++++ DATASET SECTION ++++

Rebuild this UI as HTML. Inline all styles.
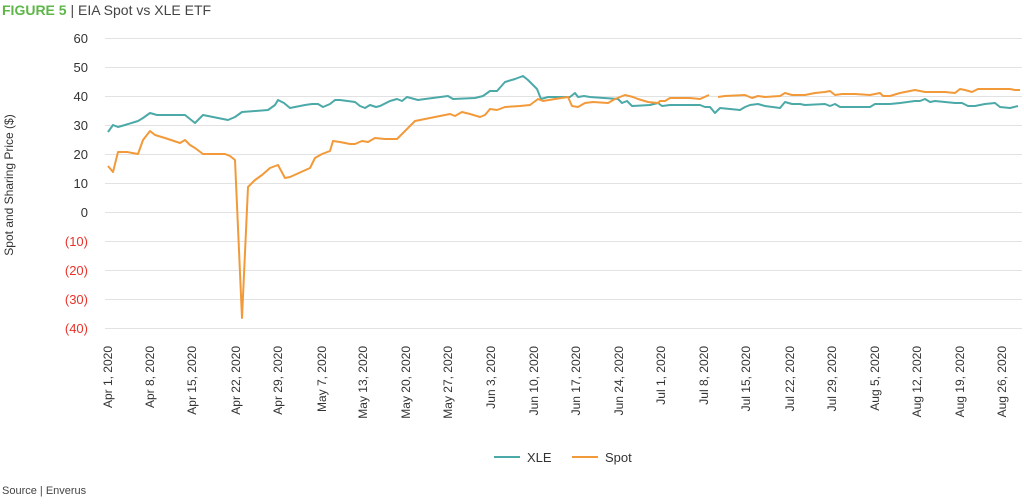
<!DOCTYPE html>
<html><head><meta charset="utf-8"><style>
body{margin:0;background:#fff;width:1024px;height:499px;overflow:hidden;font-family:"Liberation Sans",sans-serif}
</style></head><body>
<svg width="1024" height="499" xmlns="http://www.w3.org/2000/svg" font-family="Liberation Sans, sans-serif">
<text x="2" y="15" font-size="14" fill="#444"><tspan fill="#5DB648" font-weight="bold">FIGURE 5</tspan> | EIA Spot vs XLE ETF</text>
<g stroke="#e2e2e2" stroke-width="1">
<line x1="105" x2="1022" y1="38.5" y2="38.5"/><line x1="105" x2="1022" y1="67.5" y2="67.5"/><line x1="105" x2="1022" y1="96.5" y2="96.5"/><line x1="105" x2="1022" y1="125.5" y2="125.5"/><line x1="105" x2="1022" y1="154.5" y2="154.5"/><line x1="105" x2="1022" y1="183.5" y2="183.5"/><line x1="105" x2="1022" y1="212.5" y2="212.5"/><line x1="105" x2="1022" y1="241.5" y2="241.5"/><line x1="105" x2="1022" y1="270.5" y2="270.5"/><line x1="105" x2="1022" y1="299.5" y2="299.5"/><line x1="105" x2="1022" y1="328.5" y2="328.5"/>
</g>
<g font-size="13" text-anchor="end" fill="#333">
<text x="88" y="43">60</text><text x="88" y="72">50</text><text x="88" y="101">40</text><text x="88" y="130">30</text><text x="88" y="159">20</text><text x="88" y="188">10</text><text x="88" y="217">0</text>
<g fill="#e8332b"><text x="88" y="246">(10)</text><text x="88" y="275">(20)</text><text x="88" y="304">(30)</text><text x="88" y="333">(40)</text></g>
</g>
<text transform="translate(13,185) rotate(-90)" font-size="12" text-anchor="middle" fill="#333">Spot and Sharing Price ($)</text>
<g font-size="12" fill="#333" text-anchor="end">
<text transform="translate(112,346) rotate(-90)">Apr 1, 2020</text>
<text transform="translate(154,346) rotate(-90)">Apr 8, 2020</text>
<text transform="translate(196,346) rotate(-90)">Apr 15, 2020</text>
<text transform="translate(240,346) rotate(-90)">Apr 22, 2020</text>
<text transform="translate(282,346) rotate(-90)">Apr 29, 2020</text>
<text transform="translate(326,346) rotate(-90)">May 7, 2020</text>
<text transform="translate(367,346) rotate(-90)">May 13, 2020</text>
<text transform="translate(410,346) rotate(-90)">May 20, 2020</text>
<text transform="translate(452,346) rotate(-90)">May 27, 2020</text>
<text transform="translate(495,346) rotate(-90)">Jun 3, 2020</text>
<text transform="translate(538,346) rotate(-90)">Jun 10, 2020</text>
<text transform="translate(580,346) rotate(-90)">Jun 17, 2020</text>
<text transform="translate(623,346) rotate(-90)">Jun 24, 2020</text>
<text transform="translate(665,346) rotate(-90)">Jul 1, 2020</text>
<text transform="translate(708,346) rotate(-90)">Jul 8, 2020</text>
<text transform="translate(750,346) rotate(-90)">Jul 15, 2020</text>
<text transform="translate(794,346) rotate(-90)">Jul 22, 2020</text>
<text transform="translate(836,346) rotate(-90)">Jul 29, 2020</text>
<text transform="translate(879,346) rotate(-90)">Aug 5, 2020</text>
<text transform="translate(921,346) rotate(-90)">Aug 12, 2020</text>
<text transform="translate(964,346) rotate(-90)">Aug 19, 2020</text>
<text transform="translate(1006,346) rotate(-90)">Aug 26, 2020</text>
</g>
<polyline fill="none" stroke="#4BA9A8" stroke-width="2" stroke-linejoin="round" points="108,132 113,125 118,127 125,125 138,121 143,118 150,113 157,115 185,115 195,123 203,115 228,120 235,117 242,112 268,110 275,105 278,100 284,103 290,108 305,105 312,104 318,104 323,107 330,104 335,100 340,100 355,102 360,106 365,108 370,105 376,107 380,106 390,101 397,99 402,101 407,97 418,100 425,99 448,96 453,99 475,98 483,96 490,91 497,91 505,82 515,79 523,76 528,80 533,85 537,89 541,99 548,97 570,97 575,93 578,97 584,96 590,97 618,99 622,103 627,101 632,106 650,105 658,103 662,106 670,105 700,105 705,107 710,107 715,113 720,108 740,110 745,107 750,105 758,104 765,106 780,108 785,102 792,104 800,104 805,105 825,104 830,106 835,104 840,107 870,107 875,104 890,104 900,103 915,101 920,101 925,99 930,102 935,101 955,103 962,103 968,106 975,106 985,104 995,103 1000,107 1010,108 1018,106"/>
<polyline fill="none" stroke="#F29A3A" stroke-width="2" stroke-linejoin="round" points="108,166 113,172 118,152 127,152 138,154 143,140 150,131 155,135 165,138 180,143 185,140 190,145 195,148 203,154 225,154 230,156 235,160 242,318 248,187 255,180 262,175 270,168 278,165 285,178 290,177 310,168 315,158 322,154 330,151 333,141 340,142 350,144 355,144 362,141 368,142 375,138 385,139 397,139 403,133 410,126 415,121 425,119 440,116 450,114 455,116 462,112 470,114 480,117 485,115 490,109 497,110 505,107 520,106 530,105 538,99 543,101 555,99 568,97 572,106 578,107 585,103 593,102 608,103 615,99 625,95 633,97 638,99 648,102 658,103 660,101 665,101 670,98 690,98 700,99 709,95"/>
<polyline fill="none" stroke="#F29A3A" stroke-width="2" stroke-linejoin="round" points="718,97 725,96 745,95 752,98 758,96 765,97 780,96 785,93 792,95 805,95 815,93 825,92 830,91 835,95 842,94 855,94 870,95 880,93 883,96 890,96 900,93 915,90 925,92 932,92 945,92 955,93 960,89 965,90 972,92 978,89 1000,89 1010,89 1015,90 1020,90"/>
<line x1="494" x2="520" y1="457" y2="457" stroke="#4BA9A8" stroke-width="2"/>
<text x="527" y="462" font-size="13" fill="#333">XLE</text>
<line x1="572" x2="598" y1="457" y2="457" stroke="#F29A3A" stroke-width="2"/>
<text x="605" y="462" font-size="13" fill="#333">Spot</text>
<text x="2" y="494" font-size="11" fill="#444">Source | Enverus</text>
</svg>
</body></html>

++++

TASK DESCRIPTION → Quote the full listing above word for word; exclude every picture from the copy.

RESULT FOR THIS EXERCISE →
Rebuild this UI as HTML. Inline all styles.
<!DOCTYPE html>
<html><head><meta charset="utf-8"><style>
body{margin:0;background:#fff;width:1024px;height:499px;overflow:hidden;font-family:"Liberation Sans",sans-serif}
</style></head><body>
<svg width="1024" height="499" xmlns="http://www.w3.org/2000/svg" font-family="Liberation Sans, sans-serif">
<text x="2" y="15" font-size="14" fill="#444"><tspan fill="#5DB648" font-weight="bold">FIGURE 5</tspan> | EIA Spot vs XLE ETF</text>
<g stroke="#e2e2e2" stroke-width="1">
<line x1="105" x2="1022" y1="38.5" y2="38.5"/><line x1="105" x2="1022" y1="67.5" y2="67.5"/><line x1="105" x2="1022" y1="96.5" y2="96.5"/><line x1="105" x2="1022" y1="125.5" y2="125.5"/><line x1="105" x2="1022" y1="154.5" y2="154.5"/><line x1="105" x2="1022" y1="183.5" y2="183.5"/><line x1="105" x2="1022" y1="212.5" y2="212.5"/><line x1="105" x2="1022" y1="241.5" y2="241.5"/><line x1="105" x2="1022" y1="270.5" y2="270.5"/><line x1="105" x2="1022" y1="299.5" y2="299.5"/><line x1="105" x2="1022" y1="328.5" y2="328.5"/>
</g>
<g font-size="13" text-anchor="end" fill="#333">
<text x="88" y="43">60</text><text x="88" y="72">50</text><text x="88" y="101">40</text><text x="88" y="130">30</text><text x="88" y="159">20</text><text x="88" y="188">10</text><text x="88" y="217">0</text>
<g fill="#e8332b"><text x="88" y="246">(10)</text><text x="88" y="275">(20)</text><text x="88" y="304">(30)</text><text x="88" y="333">(40)</text></g>
</g>
<text transform="translate(13,185) rotate(-90)" font-size="12" text-anchor="middle" fill="#333">Spot and Sharing Price ($)</text>
<g font-size="12" fill="#333" text-anchor="end">
<text transform="translate(112,346) rotate(-90)">Apr 1, 2020</text>
<text transform="translate(154,346) rotate(-90)">Apr 8, 2020</text>
<text transform="translate(196,346) rotate(-90)">Apr 15, 2020</text>
<text transform="translate(240,346) rotate(-90)">Apr 22, 2020</text>
<text transform="translate(282,346) rotate(-90)">Apr 29, 2020</text>
<text transform="translate(326,346) rotate(-90)">May 7, 2020</text>
<text transform="translate(367,346) rotate(-90)">May 13, 2020</text>
<text transform="translate(410,346) rotate(-90)">May 20, 2020</text>
<text transform="translate(452,346) rotate(-90)">May 27, 2020</text>
<text transform="translate(495,346) rotate(-90)">Jun 3, 2020</text>
<text transform="translate(538,346) rotate(-90)">Jun 10, 2020</text>
<text transform="translate(580,346) rotate(-90)">Jun 17, 2020</text>
<text transform="translate(623,346) rotate(-90)">Jun 24, 2020</text>
<text transform="translate(665,346) rotate(-90)">Jul 1, 2020</text>
<text transform="translate(708,346) rotate(-90)">Jul 8, 2020</text>
<text transform="translate(750,346) rotate(-90)">Jul 15, 2020</text>
<text transform="translate(794,346) rotate(-90)">Jul 22, 2020</text>
<text transform="translate(836,346) rotate(-90)">Jul 29, 2020</text>
<text transform="translate(879,346) rotate(-90)">Aug 5, 2020</text>
<text transform="translate(921,346) rotate(-90)">Aug 12, 2020</text>
<text transform="translate(964,346) rotate(-90)">Aug 19, 2020</text>
<text transform="translate(1006,346) rotate(-90)">Aug 26, 2020</text>
</g>
<polyline fill="none" stroke="#4BA9A8" stroke-width="2" stroke-linejoin="round" points="108,132 113,125 118,127 125,125 138,121 143,118 150,113 157,115 185,115 195,123 203,115 228,120 235,117 242,112 268,110 275,105 278,100 284,103 290,108 305,105 312,104 318,104 323,107 330,104 335,100 340,100 355,102 360,106 365,108 370,105 376,107 380,106 390,101 397,99 402,101 407,97 418,100 425,99 448,96 453,99 475,98 483,96 490,91 497,91 505,82 515,79 523,76 528,80 533,85 537,89 541,99 548,97 570,97 575,93 578,97 584,96 590,97 618,99 622,103 627,101 632,106 650,105 658,103 662,106 670,105 700,105 705,107 710,107 715,113 720,108 740,110 745,107 750,105 758,104 765,106 780,108 785,102 792,104 800,104 805,105 825,104 830,106 835,104 840,107 870,107 875,104 890,104 900,103 915,101 920,101 925,99 930,102 935,101 955,103 962,103 968,106 975,106 985,104 995,103 1000,107 1010,108 1018,106"/>
<polyline fill="none" stroke="#F29A3A" stroke-width="2" stroke-linejoin="round" points="108,166 113,172 118,152 127,152 138,154 143,140 150,131 155,135 165,138 180,143 185,140 190,145 195,148 203,154 225,154 230,156 235,160 242,318 248,187 255,180 262,175 270,168 278,165 285,178 290,177 310,168 315,158 322,154 330,151 333,141 340,142 350,144 355,144 362,141 368,142 375,138 385,139 397,139 403,133 410,126 415,121 425,119 440,116 450,114 455,116 462,112 470,114 480,117 485,115 490,109 497,110 505,107 520,106 530,105 538,99 543,101 555,99 568,97 572,106 578,107 585,103 593,102 608,103 615,99 625,95 633,97 638,99 648,102 658,103 660,101 665,101 670,98 690,98 700,99 709,95"/>
<polyline fill="none" stroke="#F29A3A" stroke-width="2" stroke-linejoin="round" points="718,97 725,96 745,95 752,98 758,96 765,97 780,96 785,93 792,95 805,95 815,93 825,92 830,91 835,95 842,94 855,94 870,95 880,93 883,96 890,96 900,93 915,90 925,92 932,92 945,92 955,93 960,89 965,90 972,92 978,89 1000,89 1010,89 1015,90 1020,90"/>
<line x1="494" x2="520" y1="457" y2="457" stroke="#4BA9A8" stroke-width="2"/>
<text x="527" y="462" font-size="13" fill="#333">XLE</text>
<line x1="572" x2="598" y1="457" y2="457" stroke="#F29A3A" stroke-width="2"/>
<text x="605" y="462" font-size="13" fill="#333">Spot</text>
<text x="2" y="494" font-size="11" fill="#444">Source | Enverus</text>
</svg>
</body></html>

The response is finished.